Interface, Inc, the world’s largest modular carpet manufacturer, announced on Sept 23 at the 2014 Clinton Global Initiative (CGI) Annual Meeting, its commitment to expanding Net-Works™ in partnership with Zoological Society of London (ZSL).
Net-Works is an innovative, cross-sector collaboration designed to tackle the growing environmental problem of discarded fishing nets in some of the world’s poorest coastal communities, while at the same time supporting one of the company’s ambitious Mission Zero® goals to source 100 per cent recycled nylon. Today, the program is established in rural coastal areas in the central Philippines (including the Bantayan Islands and Danajon Bank, one of only six double-barrier reefs in the world).

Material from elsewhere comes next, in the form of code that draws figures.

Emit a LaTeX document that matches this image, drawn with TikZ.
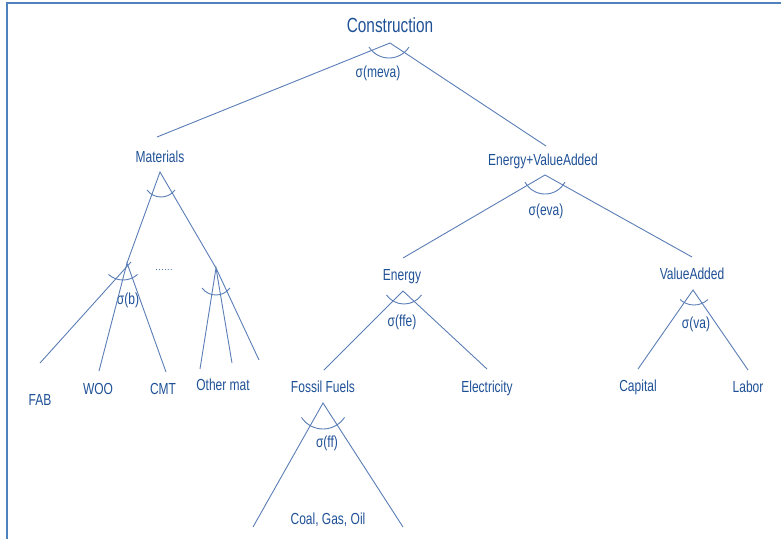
\documentclass[tikz,border=0pt]{standalone}
\usepackage{fontspec}
\newfontfamily\labfont[FakeStretch=0.75]{Liberation Sans}
\definecolor{txtblue}{HTML}{1F5196}
\definecolor{lnblue}{HTML}{5A7DB6}
\definecolor{frameblue}{HTML}{4F81BD}
\newcommand\selarc[4]{\draw[ln] (#1,#2) arc[start angle=270,end angle={270+#4},radius=#3pt] (#1,#2) arc[start angle=270,end angle={270-#4},radius=#3pt];}
\begin{document}
\begin{tikzpicture}[x=1pt,y=-1pt,
  lab/.style={text=txtblue,font=\labfont\fontsize{16}{18}\selectfont,anchor=base,inner sep=0pt},
  biglab/.style={lab,font=\labfont\fontsize{20.5}{24}\selectfont},
  ln/.style={draw=lnblue,line width=0.9pt},
  frame/.style={draw=frameblue,line width=2.2pt}]
\useasboundingbox (0,0) rectangle (781,539);
% frame
\draw[frame] (6.7,539) -- (6.7,2.7) -- (781,2.7);

% labels
\node[biglab] (cons) at (390,32) {Construction};
\node[lab] (smeva) at (378,77) {σ(meva)};
\node[lab] (mat) at (160,162) {Materials};
\node[lab] (eva) at (543,165) {Energy+ValueAdded};
\node[lab] (seva) at (546,215) {σ(eva)};
\node[lab] (sb) at (128,304) {σ(b)};
\node[text=txtblue,font=\fontsize{11}{12}\selectfont,anchor=base,inner sep=0pt] (dots) at (164,270) {......};
\node[lab] (fab) at (40,405) {FAB};
\node[lab] (woo) at (98,394) {WOO};
\node[lab] (cmt) at (163,394) {CMT};
\node[lab] (oth) at (223,390) {Other mat};
\node[lab] (ene) at (402,280) {Energy};
\node[lab] (sffe) at (402,326) {σ(ffe)};
\node[lab] (foss) at (323,392) {Fossil Fuels};
\node[lab] (elec) at (487,392) {Electricity};
\node[lab] (va) at (692,279) {ValueAdded};
\node[lab] (sva) at (696,328) {σ(va)};
\node[lab] (cap) at (638,391) {Capital};
\node[lab] (lab) at (748,392) {Labor};
\node[lab] (sff) at (327,447) {σ(ff)};
\node[lab] (cgo) at (328,524) {Coal, Gas, Oil};

% apex and end coordinates
\coordinate (a0) at (390,43);
\coordinate (aM) at (160,172);
\coordinate (aE) at (545,175);
\coordinate (aB) at (127,263);
\coordinate (aO) at (216,268);
\coordinate (aF) at (403,291);
\coordinate (aV) at (693,290);
\coordinate (aG) at (323,403);
\coordinate (eMat) at (157,137);
\coordinate (eEva) at (546,146);
\coordinate (eEne) at (403,258);
\coordinate (eVa) at (692,257);
\coordinate (eFab) at (40,363);
\coordinate (eWoo) at (99,371);
\coordinate (eCmt) at (166,372);
\coordinate (eO1) at (200,369);
\coordinate (eO2) at (232,363);
\coordinate (eO3) at (259,360);
\coordinate (eFoss) at (324,370);
\coordinate (eElec) at (487,369);
\coordinate (eCap) at (638,369);
\coordinate (eLab) at (748,370);
\coordinate (eG1) at (253,527);
\coordinate (eG2) at (403,527);

% connectors
\draw[ln] (eMat) -- (a0) -- (eEva);
\draw[ln] (aB) -- (aM) -- (aO);
\draw[ln] (eFab) -- (131,262);
\draw[ln] (eWoo) -- (aB) -- (eCmt);
\draw[ln] (eO1) -- (aO) -- (eO2);
\draw[ln] (aO) -- (eO3);
\draw[ln] (eEne) -- (aE) -- (eVa);
\draw[ln] (eFoss) -- (aF) -- (eElec);
\draw[ln] (eCap) -- (aV) -- (eLab);
\draw[ln] (eG1) -- (aG) -- (eG2);

% elasticity arcs
\selarc{389}{58}{23.7}{57.5}
\selarc{161}{197}{17.5}{53}
\selarc{123}{280}{21.8}{41.7}
\selarc{216}{295}{17.5}{53}
\selarc{545}{194}{22.7}{61.8}
\selarc{404}{304}{21.5}{54.5}
\selarc{694}{305}{20.5}{43}
\selarc{323}{429}{25.8}{56.5}
\end{tikzpicture}
\end{document}
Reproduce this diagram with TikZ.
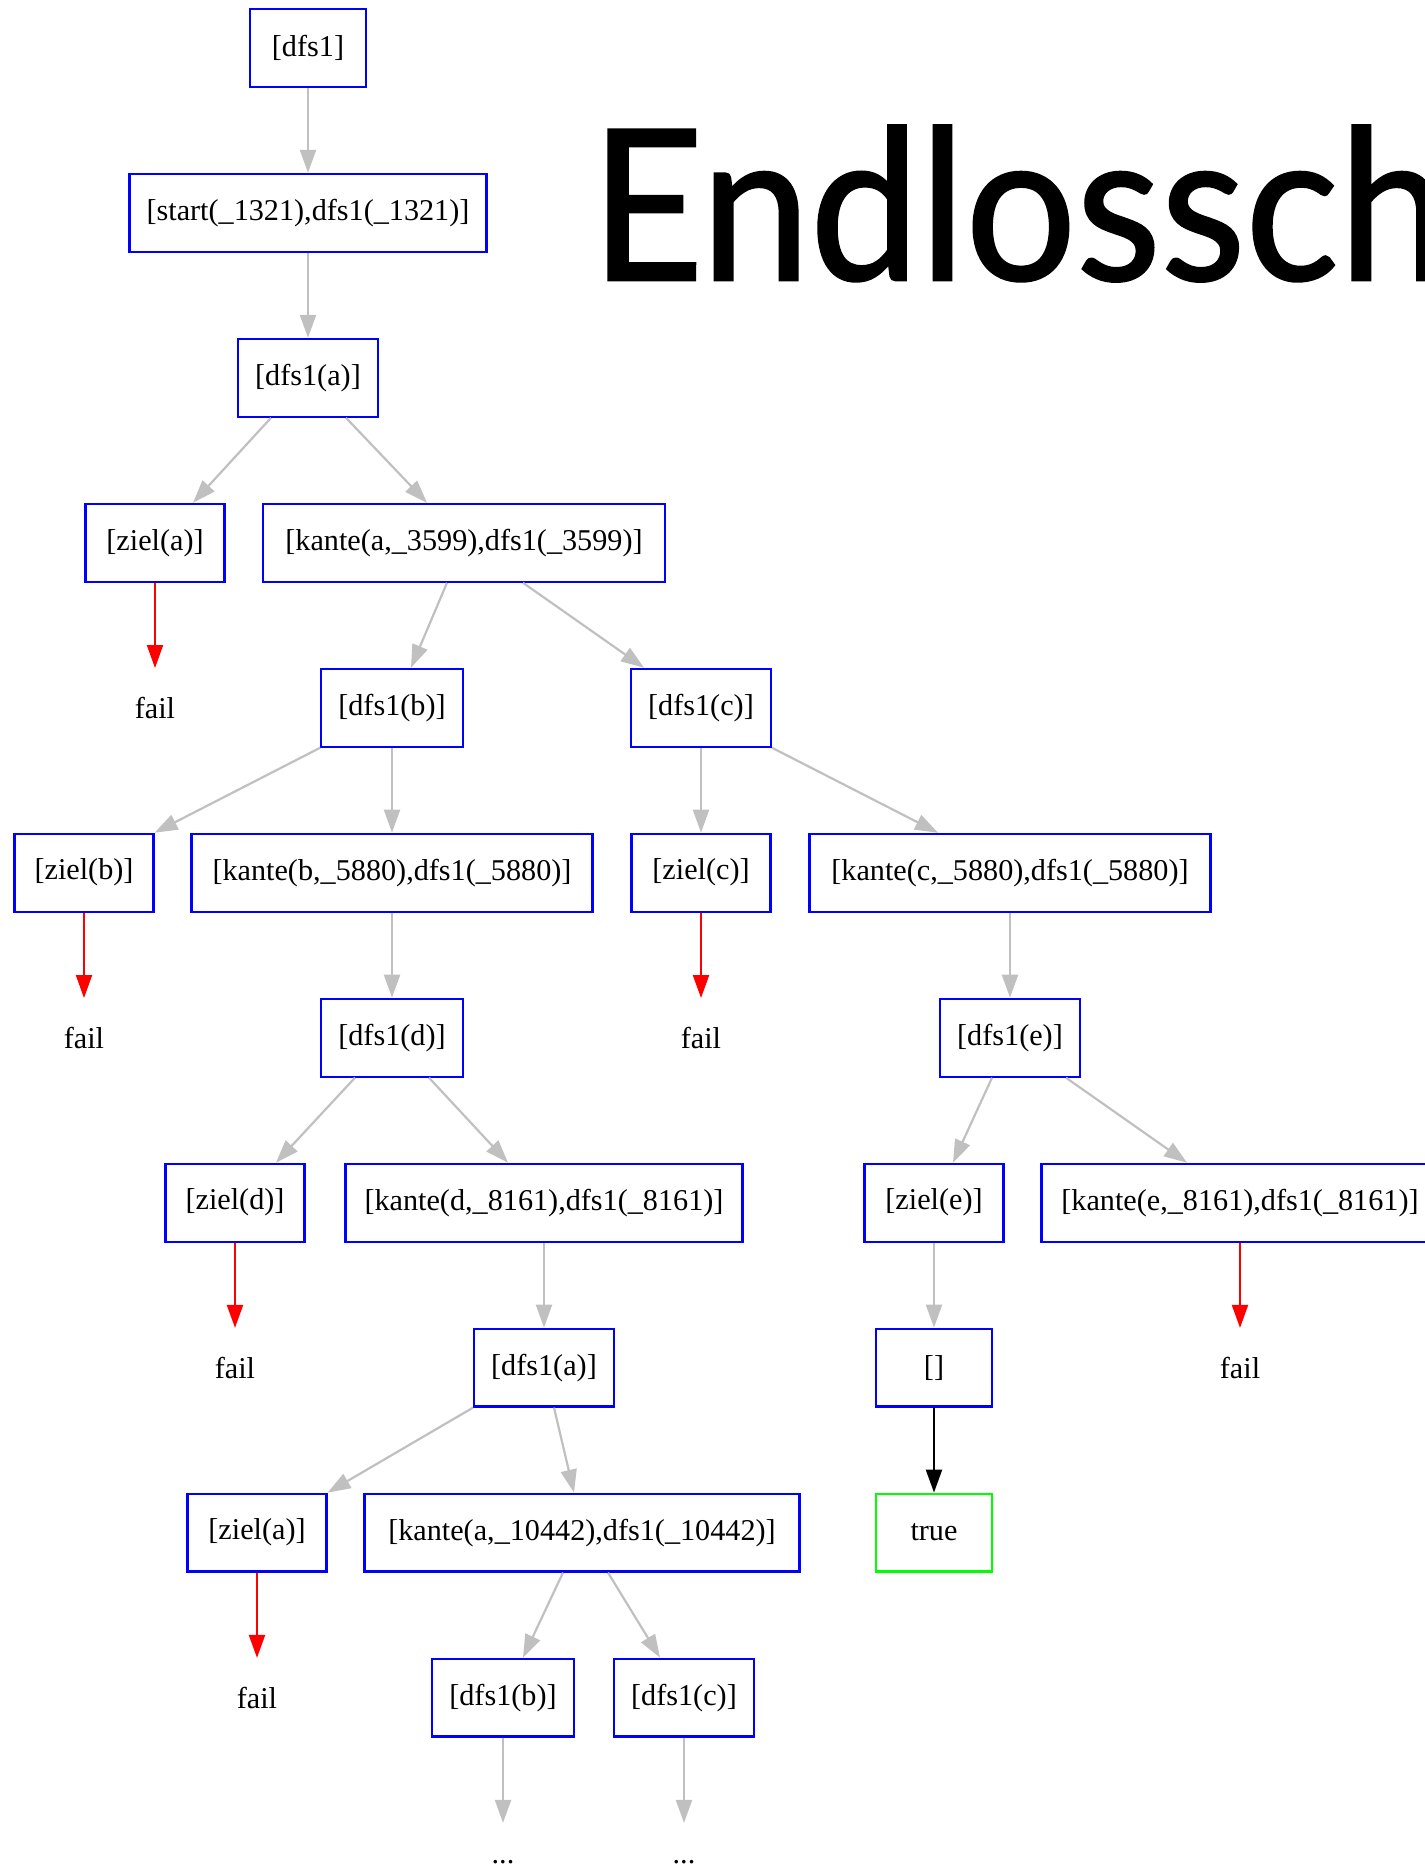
\documentclass[tikz,border=0pt]{standalone}
\usepackage{fontspec}
\setmainfont{Liberation Serif}
\newfontfamily\titlefont[FakeStretch=0.93,FakeBold=1.2]{Lato}
\usepackage{xcolor}
\usetikzlibrary{arrows.meta,calc}

\definecolor{edgegray}{HTML}{C0C0C0}

\begin{document}
\begin{tikzpicture}[x=0.5pt, y=-0.5pt, >={Triangle[length=11.5pt,width=8pt]}, thick]
        \tikzset{
            goal/.style={draw=blue, line width=1.1pt, rectangle, minimum height=38.9pt, minimum width=58pt, inner xsep=8.5pt, font=\fontsize{15.1}{18}\selectfont},
            zielbox/.style={goal, minimum width=69.5pt},
            kantebox/.style={goal, minimum width=#1},
            okgoal/.style={goal, draw=green},
            leaf/.style={rectangle, minimum height=38.9pt, minimum width=58pt, inner sep=0pt, font=\fontsize{15.1}{18}\selectfont},
            link/.style={draw=edgegray, ->, line width=1.1pt},
            faillink/.style={link, draw=red},
            truelink/.style={link, draw=black}
        }
        \useasboundingbox (0,0) rectangle (1425,1875);

        % Title
        \node[font=\titlefont\fontsize{105}{125}\selectfont, anchor=base west, inner sep=0pt] (title) at (590,280) {Endlossch};

        % Top chain
        \node [goal] (dfs) at (308,47.8) {[dfs1]};
        \node [goal] (start) at (308,212.8) {[start(\_1321),dfs1(\_1321)]};
        \node [goal] (dfsa) at (308,377.8) {[dfs1(a)]};

        % Level a
        \node [zielbox] (ziela) at (155,542.8) {[ziel(a)]};
        \node [kantebox=201pt] (kantea) at (464,542.8) {[kante(a,\_3599),dfs1(\_3599)]};
        \node [leaf] (faila) at (155,707.7) {fail};
        \node [goal] (dfsb) at (392,707.7) {[dfs1(b)]};
        \node [goal] (dfsc) at (701,707.7) {[dfs1(c)]};

        % Level b / c
        \node [zielbox] (zielb) at (84,872.7) {[ziel(b)]};
        \node [kantebox=200.5pt] (kanteb) at (392,872.7) {[kante(b,\_5880),dfs1(\_5880)]};
        \node [zielbox] (zielc) at (701,872.7) {[ziel(c)]};
        \node [kantebox=200.5pt] (kantec) at (1010,872.7) {[kante(c,\_5880),dfs1(\_5880)]};
        \node [leaf] (failb) at (84,1037.7) {fail};
        \node [goal] (dfsd) at (392,1037.7) {[dfs1(d)]};
        \node [leaf] (failc) at (701,1037.7) {fail};
        \node [goal] (dfse) at (1010,1037.7) {[dfs1(e)]};

        % Level d / e
        \node [zielbox] (zield) at (235,1202.7) {[ziel(d)]};
        \node [kantebox=198.5pt] (kanted) at (544,1202.7) {[kante(d,\_8161),dfs1(\_8161)]};
        \node [zielbox] (ziele) at (934,1202.7) {[ziel(e)]};
        \node [kantebox=198.5pt] (kantee) at (1240,1202.7) {[kante(e,\_8161),dfs1(\_8161)]};
        \node [leaf] (faild) at (235,1367.6) {fail};
        \node [goal] (dfsa2) at (544,1367.6) {[dfs1(a)]};
        \node [goal] (leer) at (934,1367.6) {[]};
        \node [leaf] (faile) at (1240,1367.6) {fail};

        % Second round on a
        \node [zielbox] (ziela2) at (257,1532.6) {[ziel(a)]};
        \node [kantebox=217.5pt] (kantea2) at (582,1532.6) {[kante(a,\_10442),dfs1(\_10442)]};
        \node [okgoal] (ok) at (934,1532.6) {true};
        \node [leaf] (faila2) at (257,1697.6) {fail};
        \node [goal] (dfsb2) at (503,1697.6) {[dfs1(b)]};
        \node [goal] (dfsc2) at (684,1697.6) {[dfs1(c)]};
        \node [leaf] (moreb) at (503,1862.6) {...};
        \node [leaf] (morec) at (684,1862.6) {...};

        % Connections
        \draw [link] (dfs.south) -- (start.north);
        \draw [link] (start.south) -- (dfsa.north);
        \draw [link] ($(dfsa.south)+(-37,0)$) -- ($(ziela.north)+(38,0)$);
        \draw [link] ($(dfsa.south)+(38,0)$) -- ($(kantea.north)+(-37,0)$);
        \draw [faillink] (ziela.south) -- (faila.north);
        \draw [link] ($(kantea.south)+(-17,0)$) -- ($(dfsb.north)+(19,0)$);
        \draw [link] ($(kantea.south)+(59,0)$) -- ($(dfsc.north)+(-57,0)$);

        \draw [link] (dfsb.south west) -- (zielb.north east);
        \draw [link] (dfsb.south) -- (kanteb.north);
        \draw [link] (dfsc.south) -- (zielc.north);
        \draw [link] (dfsc.south east) -- ($(kantec.north)+(-72,0)$);
        \draw [faillink] (zielb.south) -- (failb.north);
        \draw [link] (kanteb.south) -- (dfsd.north);
        \draw [faillink] (zielc.south) -- (failc.north);
        \draw [link] (kantec.south) -- (dfse.north);

        \draw [link] ($(dfsd.south)+(-37,0)$) -- ($(zield.north)+(41,0)$);
        \draw [link] ($(dfsd.south)+(37,0)$) -- ($(kanted.north)+(-36,0)$);
        \draw [link] ($(dfse.south)+(-18,0)$) -- ($(ziele.north)+(19,0)$);
        \draw [link] ($(dfse.south)+(56,0)$) -- ($(kantee.north)+(-53,0)$);
        \draw [faillink] (zield.south) -- (faild.north);
        \draw [link] (kanted.south) -- (dfsa2.north);
        \draw [link] (ziele.south) -- (leer.north);
        \draw [faillink] (kantee.south) -- (faile.north);

        \draw [link] (dfsa2.south west) -- (ziela2.north east);
        \draw [link] ($(dfsa2.south)+(10,0)$) -- ($(kantea2.north)+(-8,0)$);
        \draw [truelink] (leer.south) -- (ok.north);
        \draw [faillink] (ziela2.south) -- (faila2.north);
        \draw [link] ($(kantea2.south)+(-19,0)$) -- ($(dfsb2.north)+(20,0)$);
        \draw [link] ($(kantea2.south)+(26,0)$) -- ($(dfsc2.north)+(-24,0)$);
        \draw [link] (dfsb2.south) -- (moreb.north);
        \draw [link] (dfsc2.south) -- (morec.north);
\end{tikzpicture}
\end{document}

With the CGI Commitment to Action, the team announces that Net-Works will be expanded, with a new net collection hub in the Lake Ossa region of Cameroon, and in two additional hubs anticipated over the next three years.
“Inclusive business is about finding ways to have a net positive impact on social and environmental issues while still minding the bottom line,” said Nigel Stansfield, chief innovations officer for Interface. “We are challenging the status quo to reimagine our supply chain in a way that improves our ability to source recycled content, while simultaneously cleaning up oceans and lakes and lifting people from poverty. It’s ambitious, and it’s working.”
Over the last 18 months, Net-Works hubs have collected in excess of 38,600 kg of discarded fishing nets, helping 4,500 villagers in communities in the Philippines to earn supplemental income equal to 84,000 additional meals. It is anticipated that over the next three years, Net-Works will support and strengthen over 500 hectares of community-based Marine Protected Areas (MPAs) in Net-Works regions, thereby helping to restore the biodiversity of the aquatic ecosystems.
Gathered nets are recycled by Italian yarn manufacturer Aquafil in their ECONYL® Regeneration System into nylon yarn that Interface uses to produce carpet tile.
Dr. Heather Koldewey, head of global conservation programs for Zoological Society of London, said: “We believe Net-Works is both scalable and replicable, and we also commit at CGI to develop the Net-Works infrastructure so that it can become a free-standing, financially viable program independent of Interface and ZSL.” To that end, a Net-Works tool kit will be released in first quarter of 2015, a field guide that will help additional partners set up Net-Works collection hubs in pursuit of inclusive business.
In poor Philippines coastal villages in and around Danajon Bank where marine life and reefs are endangered, fishermen gather and bundle discarded nylon nets (which would otherwise last for 600 years) for shipment to yarn supplier Aquafil, which developed certain nylon recycling technology. In these villages, 892 households (4,460 people) have engaged with the program and can now:
- recycle their nets to earn extra income;
- access financial services through self-run community banks, so they can take out micro-loans for education and business ventures and have secure savings; and
- be empowered to clean beaches of old nets and ensure no more nets are discarded on the beach or in the water.
So far, more than 38,600 kg have been collected from these villages; laid end to end, those nets would stretch 90 per cent of the way around the world.
One important aspect of Net-Works is that it gives women an equal opportunity to participate and receive an additional source of income from net collection, making them integral, decision-making members of the community banking systems developing as a result of this program. Net-Works does not employ children directly (or any of the villagers), although many of the village children participate with their family members in “beach clean ups” to collect nets and learn about conservation.
Professor Stuart Hart of Cornell University, a leading authority on the implications of environment and poverty on business strategy, says, “Net-Works is a win environmentally, a win socially … and to me that’s the gold standard.”
In 2014, ZSL received nearly US$1 million in two three-year grants from the Darwin Initiative, a U.K. government funding program that helps countries with rich biodiversity but poor financial resources to meet their objectives. The grants will help adapt the Net-Works model in Cameroon’s Lake Ossa Wildlife Reserve, an important refuge for West African manatees and other freshwater species, as well as provide vital support to expand the current net collection infrastructure in the Philippines.